For simulation results, the design parameters are chosen as follows: \( \lambda = 5\) and \( k = 18 \). The reference signal and the initial conditions are respectively \(x_{d1} = \frac{\pi }{30}\sin t\) and \(x_0 = \left[ 0.2~0 \right] ^\top \). Thus, by applying the classic sliding mode to the inverted pendulum, we obtain results shown in Fig. 6.5.

Fig. 6.5

a Control input, b angular displacement, c sliding function, d angular velocity for classic SMC

Figure 6.5 shows clearly the chattering phenomenon present in the control input. Thus, in the next step, the signum function will be replaced by the saturation function in order to attenuate the chatter effect.

6.4.1.2 Sliding Mode Control with Saturation Function

Substituting the signum function by the saturation function defined in (6.11) in the control law (6.24) yields to:

$$\begin{aligned} u = - {b^{ - 1}}\left( {h + k\,\mathrm {sat}\left( {s,\varphi } \right) } \right) \end{aligned}$$

(6.25)

where \(\varphi \) is chosen to be equal to 0.5. Simulation results are shown in Fig. 6.6.

Fig. 6.6

a Control input, b angular displacement, c sliding function, d angular velocity for SMC with saturation function

Fig. 6.7

a Control input, b angular displacement, c sliding function, d angular velocity for twisting algorithm

These results show the efficiency of this approach in reducing the chatter effect. However, the existence of the boundary layer neighboring the sliding surface may affect the main characteristics of the sliding mode control such as robustness.

6.4.2 Application of Second Order Sliding Mode Control

6.4.2.1 Twisting Algorithm

Using (6.23), the second time derivative of the sliding function is given by:

$$\begin{aligned} \ddot{s} = \lambda \left( f + b\,u - \ddot{x}_{d1} \right) + \left( \dot{f} + \dot{b}\,u - \mathop {x}\limits ^{\dots }_{d1} \right) + b\,\dot{u} = d + b\,\dot{u} \end{aligned}$$

(6.26)

where d and b must verify relations given in (6.16).

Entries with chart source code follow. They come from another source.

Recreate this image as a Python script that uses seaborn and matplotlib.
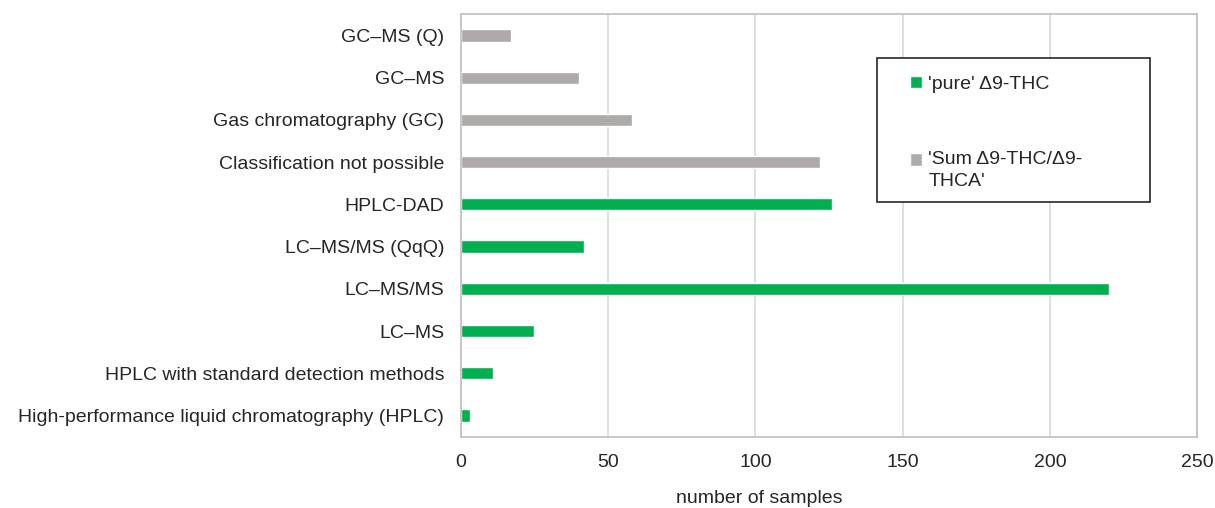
import matplotlib
matplotlib.use("Agg")
import matplotlib.pyplot as plt
from matplotlib.patches import Rectangle
import seaborn as sns
import pandas as pd

categories = [
    "GC\u2013MS (Q)",
    "GC\u2013MS",
    "Gas chromatography (GC)",
    "Classification not possible",
    "HPLC-DAD",
    "LC\u2013MS/MS (QqQ)",
    "LC\u2013MS/MS",
    "LC\u2013MS",
    "HPLC with standard detection methods",
    "High-performance liquid chromatography (HPLC)",
]
values = [17, 40, 58, 122, 126, 42, 220, 25, 11, 3]
pure_label = "'pure' \u03949-THC"
sum_label = "'Sum \u03949-THC/\u03949-\nTHCA'"
groups = [sum_label] * 4 + [pure_label] * 6
series_order = [pure_label, sum_label]
series_colors = ["#00b050", "#aeaaaa"]
x_ticks = [0, 50, 100, 150, 200, 250]
x_label = "number of samples"

df = pd.DataFrame({"method": categories, "samples": values, "series": groups})

sns.set_theme(style="white")
plt.rcParams["font.family"] = ["Liberation Sans", "DejaVu Sans"]

DPI = 100
fig = plt.figure(figsize=(12.15, 5.08), dpi=DPI)
ax = fig.add_axes([0.3792, 0.1404, 0.6063, 0.8315])

sns.barplot(data=df, x="samples", y="method", hue="series", hue_order=series_order,
            palette=series_colors, order=categories, dodge=False, width=0.29,
            orient="h", ax=ax, saturation=1, legend=True)

ax.set_xlim(0, 250)
ax.set_xticks(x_ticks)
ax.set_xticklabels([str(t) for t in x_ticks])
ax.set_ylabel("")
ax.set_xlabel(x_label, fontsize=14, color="#262626")
ax.xaxis.set_label_coords(0.405, -0.127)
ax.tick_params(axis="y", length=0, pad=12, labelsize=14, labelcolor="#262626")
ax.tick_params(axis="x", length=0, pad=12.4, labelsize=14, labelcolor="#262626")
ax.grid(axis="x", color="#d9d9d9", linewidth=1.2)
ax.set_axisbelow(True)
for s in ax.spines.values():
    s.set_visible(True)
    s.set_color("#bfbfbf")
    s.set_linewidth(1.2)

handles, labels = ax.get_legend_handles_labels()
old = ax.get_legend()
if old is not None:
    old.remove()
leg = ax.legend(handles, labels, loc="upper left", bbox_to_anchor=(0.6096, 0.855),
                frameon=False, fontsize=14, handlelength=0.62, handleheight=0.62,
                handletextpad=0.33, labelspacing=3.0, borderpad=0, borderaxespad=0)
for t in leg.get_texts():
    t.set_color("#262626")
    t.set_linespacing(1.38)
leg.set_zorder(6)
box = Rectangle((0.5648, 0.5563), 0.3712, 0.3395, transform=ax.transAxes,
                facecolor="white", edgecolor="#262626", linewidth=1.2, zorder=5)
ax.add_patch(box)

# align the marker of the two-line entry with its first line of text
fig.canvas.draw()
renderer = fig.canvas.get_renderer()
t0, t1 = leg.get_texts()
h1 = t0.get_window_extent(renderer).height
bb2 = t1.get_window_extent(renderer)
target = bb2.y1 - h1 / 2.0
hnd = leg.legend_handles[1]
hb = hnd.get_window_extent(renderer)
delta_px = target - (hb.y0 + hb.y1) / 2.0
hnd.set_y(hnd.get_y() + delta_px * 72.0 / DPI)

fig.savefig("out.png", dpi=DPI)
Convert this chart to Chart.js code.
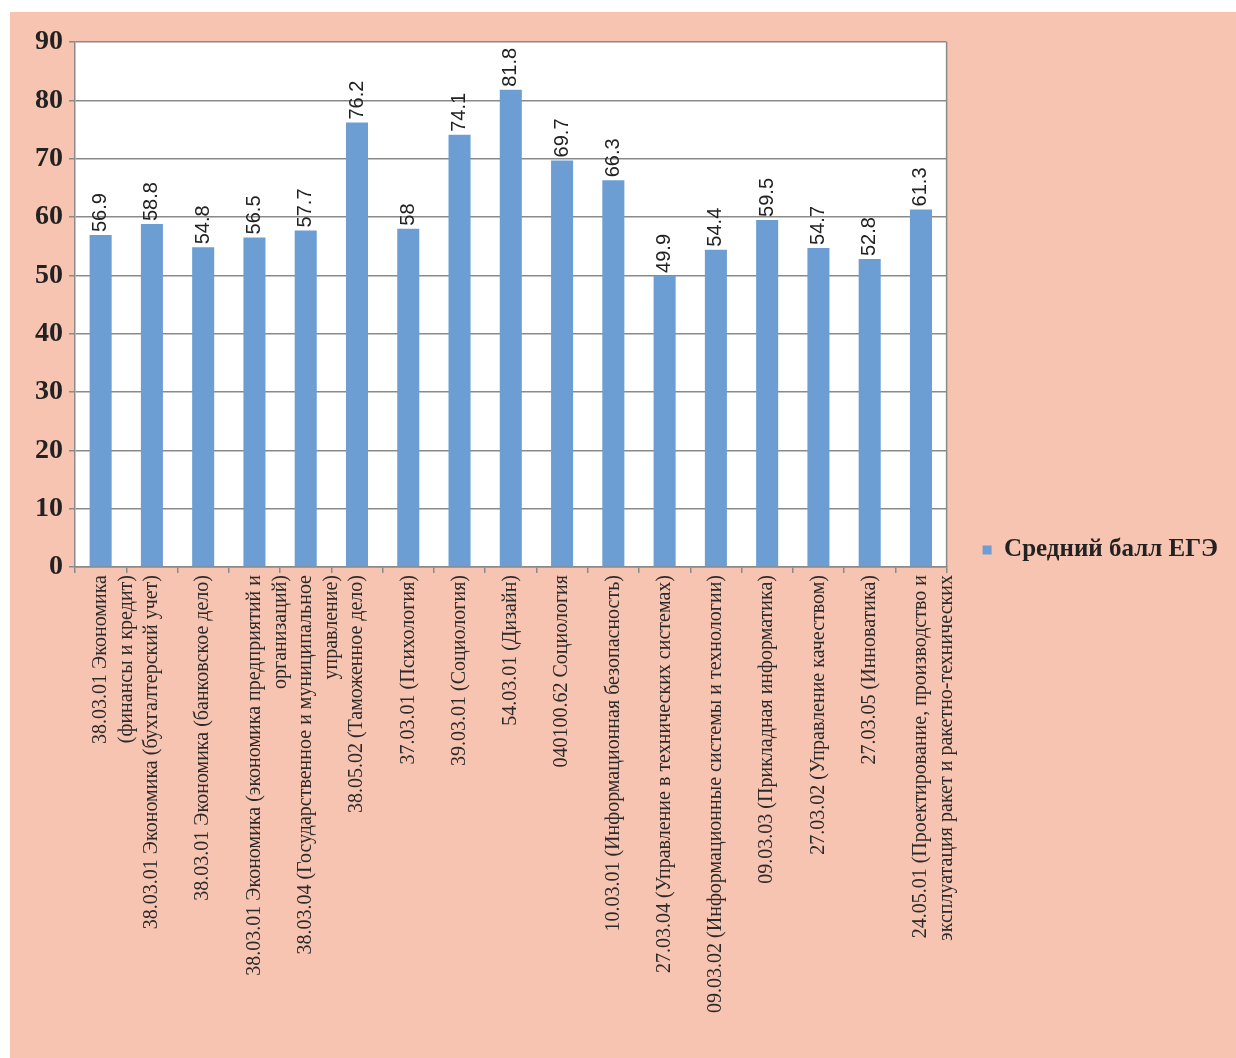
<!DOCTYPE html>
<html lang="ru">
<head>
    <meta charset="UTF-8">
    <title>Средний балл ЕГЭ</title>
    <script src="https://cdn.jsdelivr.net/npm/chart.js"></script>
    <style>
        body { margin: 0; background: #ffffff; }
        .chart-container {
            position: absolute;
            left: 10px;
            top: 12px;
            width: 1226px;
            height: 1046px;
            background: #f8c4b2;
        }
    </style>
</head>
<body>
    <div class="chart-container">
        <canvas id="egeChart"></canvas>
    </div>
    <script>
        // categories (two-line ones are given as arrays)
        const labels = [
            ["38.03.01 Экономика", "(финансы и кредит)"],
            "38.03.01 Экономика (бухгалтерский учет)",
            "38.03.01 Экономика (банковское дело)",
            ["38.03.01 Экономика (экономика предприятий и", "организаций)"],
            ["38.03.04 (Государственное и муниципальное", "управление)"],
            "38.05.02 (Таможенное дело)",
            "37.03.01 (Психология)",
            "39.03.01 (Социология)",
            "54.03.01 (Дизайн)",
            "040100.62 Социология",
            "10.03.01 (Информационная безопасность)",
            "27.03.04 (Управление в технических системах)",
            "09.03.02 (Информационные системы и технологии)",
            "09.03.03 (Прикладная информатика)",
            "27.03.02 (Управление качеством)",
            "27.03.05 (Инноватика)",
            ["24.05.01 (Проектирование, производство и", "эксплуатация ракет и ракетно-технических"]
        ];

        const avgScore = [56.9, 58.8, 54.8, 56.5, 57.7, 76.2, 58, 74.1, 81.8, 69.7, 66.3, 49.9, 54.4, 59.5, 54.7, 52.8, 61.3];

        const seriesName = "Средний балл ЕГЭ";

        // white plot area with a thin frame
        const plotArea = {
            id: 'plotArea',
            beforeDraw(chart) {
                const a = chart.chartArea;
                const ctx = chart.ctx;
                ctx.save();
                ctx.fillStyle = '#ffffff';
                ctx.fillRect(a.left, a.top, a.right - a.left, a.bottom - a.top);
                ctx.restore();
            },
            afterDraw(chart) {
                const a = chart.chartArea;
                const ctx = chart.ctx;
                ctx.save();
                ctx.strokeStyle = '#8a8a8a';
                ctx.lineWidth = 1.5;
                ctx.beginPath();
                ctx.moveTo(a.right, a.top);
                ctx.lineTo(a.right, a.bottom);
                ctx.stroke();
                ctx.restore();
            }
        };

        // value labels above bars, turned on their side
        const valueLabels = {
            id: 'valueLabels',
            afterDatasetsDraw(chart) {
                const ctx = chart.ctx;
                const meta = chart.getDatasetMeta(0);
                ctx.save();
                ctx.fillStyle = '#222222';
                ctx.font = '20px "Liberation Sans", Arial, sans-serif';
                ctx.textAlign = 'left';
                ctx.textBaseline = 'middle';
                meta.data.forEach((bar, i) => {
                    ctx.save();
                    ctx.translate(bar.x, bar.y - 3);
                    ctx.rotate(-Math.PI / 2);
                    ctx.fillText(String(avgScore[i]), 0, 0);
                    ctx.restore();
                });
                ctx.restore();
            }
        };

        // push the legend a bit away from the plot
        const legendShift = {
            id: 'legendShift',
            afterLayout(chart) {
                if (chart.legend) {
                    chart.legend.left += 26;
                    chart.legend.right += 26;
                }
            }
        };

        const ctx = document.getElementById('egeChart').getContext('2d');
        const egeChart = new Chart(ctx, {
            type: 'bar',
            data: {
                labels: labels,
                datasets: [{
                    label: seriesName,
                    data: avgScore,
                    backgroundColor: '#6c9ed4',
                    categoryPercentage: 1.0,
                    barPercentage: 0.43
                }]
            },
            options: {
                responsive: true,
                maintainAspectRatio: false,
                animation: false,
                layout: {
                    padding: { top: 30, right: 34, bottom: 0, left: 0 }
                },
                plugins: {
                    tooltip: { enabled: false },
                    legend: {
                        position: 'right',
                        labels: {
                            boxWidth: 9,
                            boxHeight: 9,
                            padding: 10,
                            color: '#222222',
                            font: { family: '"Liberation Serif", "Times New Roman", serif', size: 25, weight: 'bold' }
                        }
                    }
                },
                scales: {
                    x: {
                        afterFit(scale) { scale.height = 491; },
                        grid: {
                            display: true,
                            drawOnChartArea: false,
                            tickLength: 6,
                            color: '#8a8a8a',
                            lineWidth: 1.5
                        },
                        border: { display: true, color: '#8a8a8a', width: 1.5 },
                        ticks: {
                            autoSkip: false,
                            minRotation: 90,
                            maxRotation: 90,
                            padding: 2,
                            color: '#2a2a2a',
                            font: { family: '"Liberation Serif", "Times New Roman", serif', size: 20, lineHeight: 1.3 }
                        }
                    },
                    y: {
                        min: 0,
                        max: 90,
                        afterFit(scale) { scale.width = 65; },
                        grid: {
                            color: '#8a8a8a',
                            lineWidth: 1.5,
                            tickLength: 6
                        },
                        border: { display: true, color: '#8a8a8a', width: 1.5 },
                        ticks: {
                            stepSize: 10,
                            padding: 6,
                            color: '#222222',
                            font: { family: '"Liberation Serif", "Times New Roman", serif', size: 28, weight: 'bold' }
                        }
                    }
                }
            },
            plugins: [plotArea, valueLabels, legendShift]
        });
    </script>
</body>
</html>
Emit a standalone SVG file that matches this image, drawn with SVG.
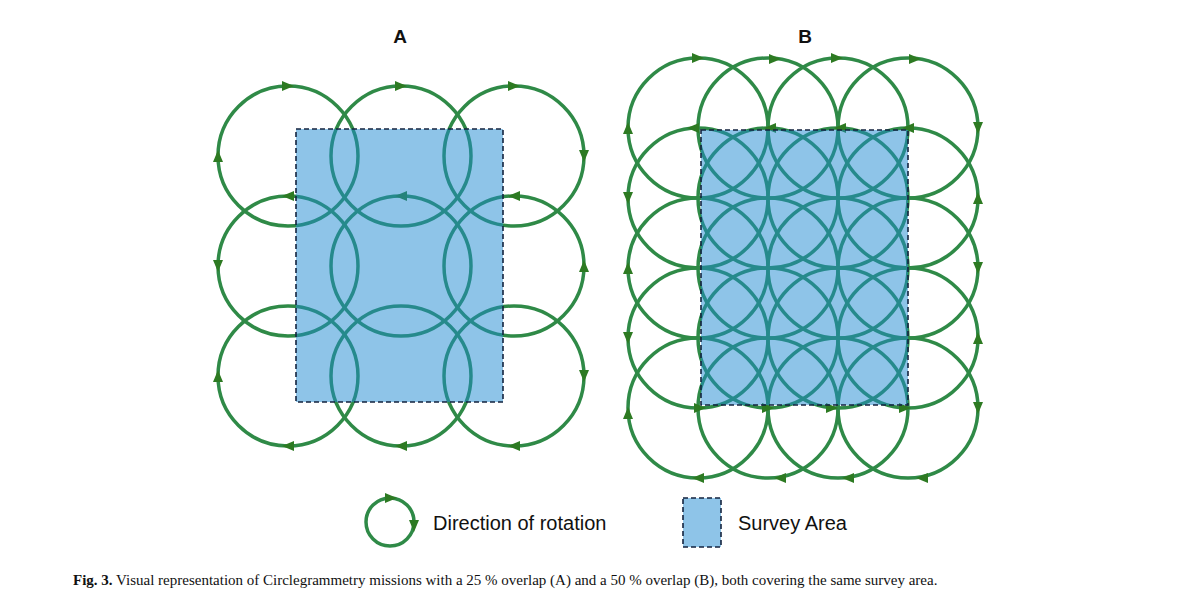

Then, using (6.17) the control law of twisting algorithm is expressed as:

$$\begin{aligned} \dot{u} = {b^{ - 1}}\left( { - d + {{\dot{u}}_{Tw}}} \right) \end{aligned}$$

(6.27)

By fulfilling the necessary conditions (6.16) and the sufficient conditions (6.18), the optimum value of \({k_m}\) and \({k_M}\), chosen after some trials, are respectively 7 and 35.

Figure 6.7 shows that the twisting Algorithm reduces the chattering phenomenon while Fig. 6.8 shows that the system state trajectory converges to the origin of the phase plane \(\left( {s,\dot{s}} \right) \).

Fig. 6.8

Twisting algorithm phase trajectory

Fig. 6.9

a control input, b angular displacement, c sliding function, d angular velocity for super-twisting algorithm

Fig. 6.10

Super-twisting algorithm phase trajectory

6.4.2.2 Super-Twisting Algorithm

Using (6.19) and (6.23), the control law for the super-twisting algorithm is given by:

$$\begin{aligned} u = {b^{ - 1}}\left( { - h + {u_{ST}}} \right) \end{aligned}$$

(6.28)

In accordance with the conditions given in (6.16) and (6.20), and after performing some simulations, we choose \(w = 8\), \(\alpha = 2\) and \(\rho = 0.5\).

Both Figs. 6.9 and 6.10 show that the super-twisting algorithm ensures a finite time convergence of the system trajectory to the origin of the phase plane. In addition, by comparing to Figs. 6.7a and 6.9a, we can conclude that super-twisting algorithm is better than twisting algorithm with regards to the reduction of chattering effect in the control input.

6.5 Conclusion

This paper has proposed some solutions to attenuate chattering phenomenon present in classic sliding mode control. At first, a continuous approximation has been made in the vicinity of the sliding surface by using the saturation instead of the signum function. However, this introduces a boundary layer that may affect the main features of sliding mode such as robustness. Then, a second order sliding mode control algorithms: twisting and super-twisting algorithms, have been applied to the inverted pendulum system. The simulations results have shown their efficiency in attenuating chatter effect while ensuring a finite time convergence and high accuracy.